Personal life
- Born: Unknown Jerusalem
- Died: 1888 Alexandria, Egypt
- Notable work(s): Hora'ah de-Veit Din, Shemo Moshe, Zedek u-Mishpat
- Known for: Author of Hora'ah de-Veit Din, Shemo Moshe, Zedek u-Mishpat
- Occupation: Rabbi, Rabbinical Emissary

Religious life
- Religion: Judaism

Senior posting
- Post: Rabbi of Alexandria

= Moses Pardo =

Rabbi and rabbinical emissary

Moses ben Raphael Pardo (died 1888) was a rabbi and rabbinical emissary. He was born in Jerusalem.
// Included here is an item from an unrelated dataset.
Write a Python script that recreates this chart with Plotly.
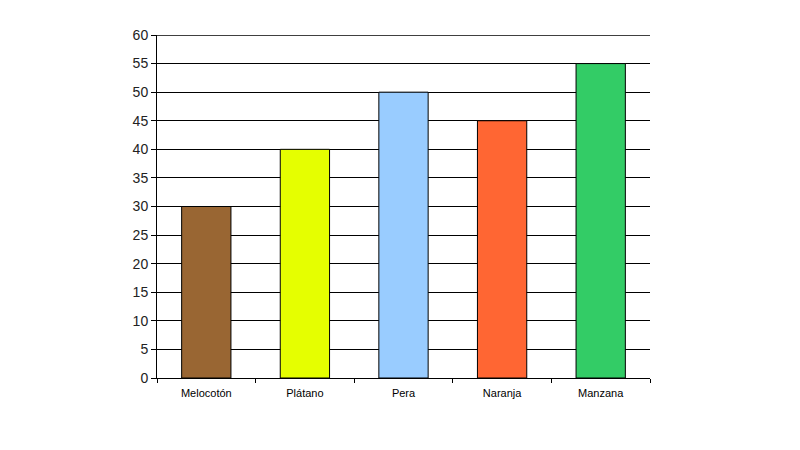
import plotly.graph_objects as go

categories = ["Melocotón", "Plátano", "Pera", "Naranja", "Manzana"]
values = [30, 40, 50, 45, 55]
colors = ["#996633", "#E5FF00", "#99CCFF", "#FF6633", "#33CC66"]
y_ticks = list(range(0, 61, 5))
y_max = 60

fig = go.Figure(go.Bar(
    x=categories, y=values,
    marker=dict(color=colors, line=dict(color="#000000", width=1)),
    width=0.5,
))

fig.add_shape(type="line", xref="paper", yref="y", x0=0, x1=1, y0=y_max, y1=y_max,
              line=dict(color="#000000", width=1.3), layer="above")

fig.update_layout(
    width=800, height=450,
    margin=dict(l=149, r=158, t=27, b=80),
    paper_bgcolor="white", plot_bgcolor="white",
    font=dict(family="Liberation Sans, Arial, sans-serif", color="#000000"),
    showlegend=False,
    xaxis=dict(
        showline=True, linecolor="#000000", linewidth=1,
        ticks="outside", tickson="boundaries", ticklen=4, tickcolor="#000000",
        tickfont=dict(size=11), showgrid=False, ticklabelstandoff=5,
    ),
    yaxis=dict(
        range=[0, y_max], tickvals=y_ticks,
        showline=True, linecolor="#000000", linewidth=1,
        ticks="outside", ticklen=5, tickcolor="#000000",
        showgrid=True, gridcolor="#000000", gridwidth=1,
        tickfont=dict(size=14, color="#222222"), zeroline=False,
    ),
)

fig.write_html("out.html")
After serving as rabbi in Jerusalem for many years, he left the city in 1870 and traveled to North Africa on a mission on behalf of Jerusalem. On his return trip in 1871 he stopped in Alexandria and accepted an offer to serve as the rabbi of the Jewish community there, a position he held until his death. Pardo was the author of Hora'ah de-Veit Din, about the laws of divorce; Shemo Moshe, responsa; and Zedek u-Mishpat, novellae to Hoshen Mishpat.

He was a descendant of Rabbi Chaim Yosef David Azulai.